In this assignment, students work with a Recurrent Neural Network (RNN) and explore the mechanism that allows RNNs to model English text character-by-character. Students learn to think of an RNN as a state machine, and explore the mechanism that allows RNNs to model and generate text. Students acquire facility with working with an implementation of an RNN and adding functionality to it. The assignment was originally used in a third-year Introduction to Neural Networks and Machine Learning course, and could be adapted for use in an Intro AI course where neural networks are a special topic: the assignment can be modified to require students to understand how neural networks produce outputs, but not how they are trained. The assignment only requires an intuitive understanding of state machines, and does not require Calculus (although students should be encouraged to understand Backprop as applied to RNNs in detail).
Recurrent Neural Networks have recently been shown to be remarkably effective at modelling English text character-by-character. Realistic-seeming ”fake” English text, and even C code, can be generated using RNN models. Students should be pointed to Andrej Karpathy's excellent essay "The Unreasonable Effectiveness of Recurrent Neural Networks," which inspired this assignment.
Many students and practitioners tend to view RNNs as black boxes. This assignment forces students to understand how RNNs model text by having students explain some properties of the outputs generated by the model (e.g., newlines' always following colons, as in the training text) in reference to specific weights of the model.
Students are provided with a simple RNN model that was trained on a corpus of Shakespeare plays. To make sure students gain an understanding of an implementation of an RNN and to give students practice with working with ML code, students are asked to modify and extend min-char-rnn.py to generate text from an RNN model at different temperatures and with different starting strings. Students are then asked to explain several properties of the text by viewing the RNN as a state machine. Students are encouraged to find new interesting properties of the "fake" text generated by the model and to explain how the model generates text with those properties, for bonus marks.
In courses that spend a fair amount of time on RNNs, a tutorial can be run to explain the RNN implementation used, min-char-rnn.py. The tutorial handout (LaTeX source) is provided.
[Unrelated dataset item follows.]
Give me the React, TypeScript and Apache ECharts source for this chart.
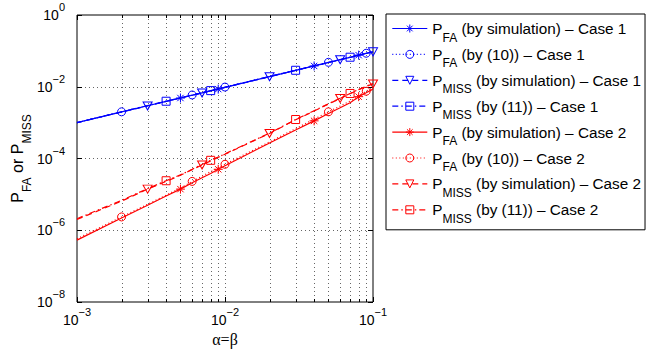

Students extend and modify existing code to generate "fake English" text from an RNN. Students explore how the RNN model is able to generate text that resembles the training text by analyzing the weights and architecture of the RNN. Optionally, students train the RNN themselves using a corpus of Shakespeare plays as the training set.
Recurrent Neural Networks, text models, generation from probabilistic models
Third and fourth year students in Intro ML classes. Students in Intro AI classes in which neural networks are covered. Accessible to any student with a good background in Discrete Math from CS and to excellent high school students.
Students find this assignment easier than the average third-year assignment. Third-year students take about five hours to complete it.
|Dependencies||Students must have a good understanding of Recurrent Neural Networks (though not necessarily of the details of learning RNNs). Students should have enough CS background to be comfortable with reasoning about Finite State Machine-like mechanisms. Students should have had some practice programming with NumPy.|
Handout: HTML (markdown source).
This assignment should be supported by 2-3 hours of lecture on Recurrent Neural Networks. Slides relevant to the assignment are available on request. When using the assignment, we also ran a tutorial explaining the RNN code used, Andrej Karpathy's min-char-rnn.py, line-by-line. The tutorial handout (LaTeX source) is provided.
Prodding students to be creative when looking for interesting properties of the generated text proved to be a challenge: many were stuck in the "character A follows character B" paradigm. We would consider quickly introducing various properties of English text when teaching about language models.